[start]

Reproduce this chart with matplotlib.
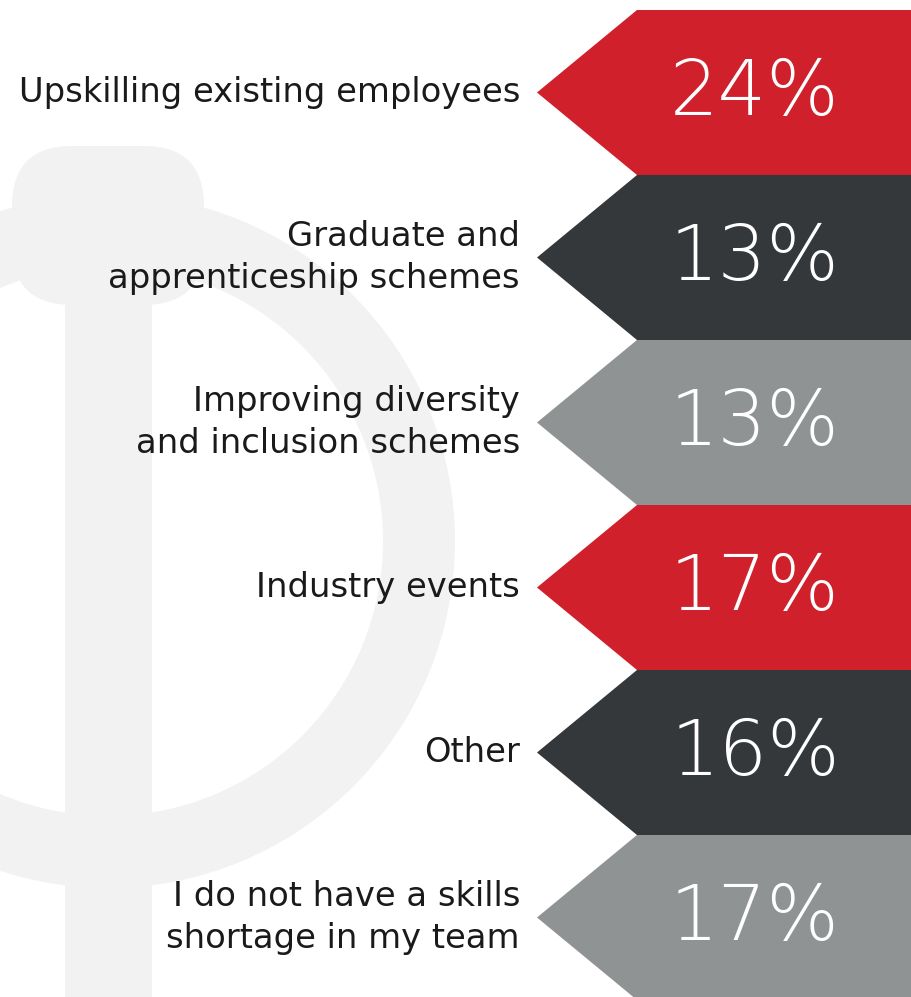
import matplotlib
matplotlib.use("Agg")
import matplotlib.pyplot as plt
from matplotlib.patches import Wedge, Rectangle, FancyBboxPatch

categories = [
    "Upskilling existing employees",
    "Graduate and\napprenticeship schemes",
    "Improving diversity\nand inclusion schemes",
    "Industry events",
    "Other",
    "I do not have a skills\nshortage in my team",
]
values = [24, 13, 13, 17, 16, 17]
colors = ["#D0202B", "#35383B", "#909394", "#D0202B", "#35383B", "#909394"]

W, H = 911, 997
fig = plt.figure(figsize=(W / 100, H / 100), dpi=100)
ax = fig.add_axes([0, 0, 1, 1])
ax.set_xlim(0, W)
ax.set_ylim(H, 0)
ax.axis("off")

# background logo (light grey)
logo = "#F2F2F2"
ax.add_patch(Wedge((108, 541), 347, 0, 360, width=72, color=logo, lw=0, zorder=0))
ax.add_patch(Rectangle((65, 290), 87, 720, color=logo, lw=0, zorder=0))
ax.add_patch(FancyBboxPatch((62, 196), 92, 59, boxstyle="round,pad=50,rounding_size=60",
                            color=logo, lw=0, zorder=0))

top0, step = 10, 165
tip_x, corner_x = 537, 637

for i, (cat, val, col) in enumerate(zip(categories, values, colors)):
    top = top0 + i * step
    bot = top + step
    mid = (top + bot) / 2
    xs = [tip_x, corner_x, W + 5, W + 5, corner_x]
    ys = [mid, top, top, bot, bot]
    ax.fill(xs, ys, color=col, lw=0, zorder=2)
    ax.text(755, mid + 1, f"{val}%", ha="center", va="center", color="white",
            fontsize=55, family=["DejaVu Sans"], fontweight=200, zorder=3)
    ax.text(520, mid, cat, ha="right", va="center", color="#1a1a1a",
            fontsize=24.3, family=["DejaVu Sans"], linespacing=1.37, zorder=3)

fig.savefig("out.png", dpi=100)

[end]
[start]

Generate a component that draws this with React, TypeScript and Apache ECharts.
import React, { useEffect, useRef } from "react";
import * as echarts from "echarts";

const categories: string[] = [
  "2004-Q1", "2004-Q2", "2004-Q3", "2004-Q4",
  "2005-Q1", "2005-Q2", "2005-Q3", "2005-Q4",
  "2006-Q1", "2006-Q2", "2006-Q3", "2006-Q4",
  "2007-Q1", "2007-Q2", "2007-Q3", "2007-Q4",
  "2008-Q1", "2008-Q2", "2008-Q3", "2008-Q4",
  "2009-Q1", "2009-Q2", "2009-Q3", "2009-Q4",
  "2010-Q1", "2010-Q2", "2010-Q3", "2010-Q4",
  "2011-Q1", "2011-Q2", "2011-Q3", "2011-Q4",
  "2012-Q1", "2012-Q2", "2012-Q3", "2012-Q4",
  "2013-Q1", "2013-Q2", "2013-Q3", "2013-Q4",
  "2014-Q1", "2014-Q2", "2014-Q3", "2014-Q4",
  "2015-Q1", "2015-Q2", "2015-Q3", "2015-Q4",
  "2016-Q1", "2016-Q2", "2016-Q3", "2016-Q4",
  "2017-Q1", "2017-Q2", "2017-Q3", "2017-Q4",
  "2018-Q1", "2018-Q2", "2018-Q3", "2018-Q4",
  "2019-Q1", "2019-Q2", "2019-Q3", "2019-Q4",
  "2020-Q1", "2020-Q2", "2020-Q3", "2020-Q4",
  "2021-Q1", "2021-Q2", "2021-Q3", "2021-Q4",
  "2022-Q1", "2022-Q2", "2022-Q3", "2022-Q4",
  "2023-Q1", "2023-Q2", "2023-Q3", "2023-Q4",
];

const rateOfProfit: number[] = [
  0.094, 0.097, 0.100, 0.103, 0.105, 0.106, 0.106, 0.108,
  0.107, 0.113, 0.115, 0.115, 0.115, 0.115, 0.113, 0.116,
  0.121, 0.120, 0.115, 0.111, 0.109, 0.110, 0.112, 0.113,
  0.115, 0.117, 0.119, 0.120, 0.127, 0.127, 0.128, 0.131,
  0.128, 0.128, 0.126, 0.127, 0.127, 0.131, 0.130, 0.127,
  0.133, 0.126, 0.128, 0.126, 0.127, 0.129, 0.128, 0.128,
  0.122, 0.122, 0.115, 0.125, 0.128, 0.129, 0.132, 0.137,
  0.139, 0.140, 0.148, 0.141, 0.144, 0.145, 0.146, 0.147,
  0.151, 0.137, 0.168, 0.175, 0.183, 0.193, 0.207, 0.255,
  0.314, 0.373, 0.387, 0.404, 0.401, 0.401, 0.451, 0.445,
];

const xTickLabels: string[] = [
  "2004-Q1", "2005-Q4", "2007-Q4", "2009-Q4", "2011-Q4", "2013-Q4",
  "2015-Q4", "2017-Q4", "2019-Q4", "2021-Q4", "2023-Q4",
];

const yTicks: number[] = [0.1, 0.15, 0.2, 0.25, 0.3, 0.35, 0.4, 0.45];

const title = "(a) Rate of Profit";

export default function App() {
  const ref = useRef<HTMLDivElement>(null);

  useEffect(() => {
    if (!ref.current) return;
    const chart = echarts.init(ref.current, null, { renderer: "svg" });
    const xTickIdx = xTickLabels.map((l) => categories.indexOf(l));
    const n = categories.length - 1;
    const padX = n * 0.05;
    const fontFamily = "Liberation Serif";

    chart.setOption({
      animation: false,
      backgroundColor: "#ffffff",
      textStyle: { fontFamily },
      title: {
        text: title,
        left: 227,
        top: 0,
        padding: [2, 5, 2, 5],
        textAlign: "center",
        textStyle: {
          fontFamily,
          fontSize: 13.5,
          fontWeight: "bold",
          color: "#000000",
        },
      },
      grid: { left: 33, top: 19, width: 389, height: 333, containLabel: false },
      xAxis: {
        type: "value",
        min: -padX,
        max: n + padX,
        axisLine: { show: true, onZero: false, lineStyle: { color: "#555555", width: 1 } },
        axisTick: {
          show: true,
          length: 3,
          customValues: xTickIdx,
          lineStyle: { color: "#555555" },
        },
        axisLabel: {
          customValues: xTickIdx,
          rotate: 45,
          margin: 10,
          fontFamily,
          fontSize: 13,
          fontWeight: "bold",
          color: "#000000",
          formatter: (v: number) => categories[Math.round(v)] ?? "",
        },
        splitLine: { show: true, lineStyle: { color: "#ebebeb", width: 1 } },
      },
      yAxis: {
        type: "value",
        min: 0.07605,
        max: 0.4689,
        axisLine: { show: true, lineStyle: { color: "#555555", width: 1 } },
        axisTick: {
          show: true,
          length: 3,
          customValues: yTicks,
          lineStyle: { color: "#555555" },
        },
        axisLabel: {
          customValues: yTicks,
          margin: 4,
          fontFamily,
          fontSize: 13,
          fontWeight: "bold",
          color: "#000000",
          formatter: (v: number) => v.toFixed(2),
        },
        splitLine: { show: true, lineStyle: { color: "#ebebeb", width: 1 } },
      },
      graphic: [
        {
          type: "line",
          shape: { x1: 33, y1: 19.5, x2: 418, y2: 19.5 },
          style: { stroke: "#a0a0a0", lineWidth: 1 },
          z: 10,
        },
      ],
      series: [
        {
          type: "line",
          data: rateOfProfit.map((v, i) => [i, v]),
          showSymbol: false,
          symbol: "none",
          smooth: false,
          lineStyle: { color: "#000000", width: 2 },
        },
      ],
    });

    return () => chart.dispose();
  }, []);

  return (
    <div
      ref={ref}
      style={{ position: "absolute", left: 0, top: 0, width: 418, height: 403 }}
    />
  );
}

[end]

TASK OBJECTIVE: Reproduce exactly the lines above starting at the line containing "Reproduce this chart with matplotlib." and ending at the line containing "from matplotlib.patches import", including both, but not the pictures.

RESPONSE:
Reproduce this chart with matplotlib.
import matplotlib
matplotlib.use("Agg")
import matplotlib.pyplot as plt
from matplotlib.patches import Wedge, Rectangle, FancyBboxPatch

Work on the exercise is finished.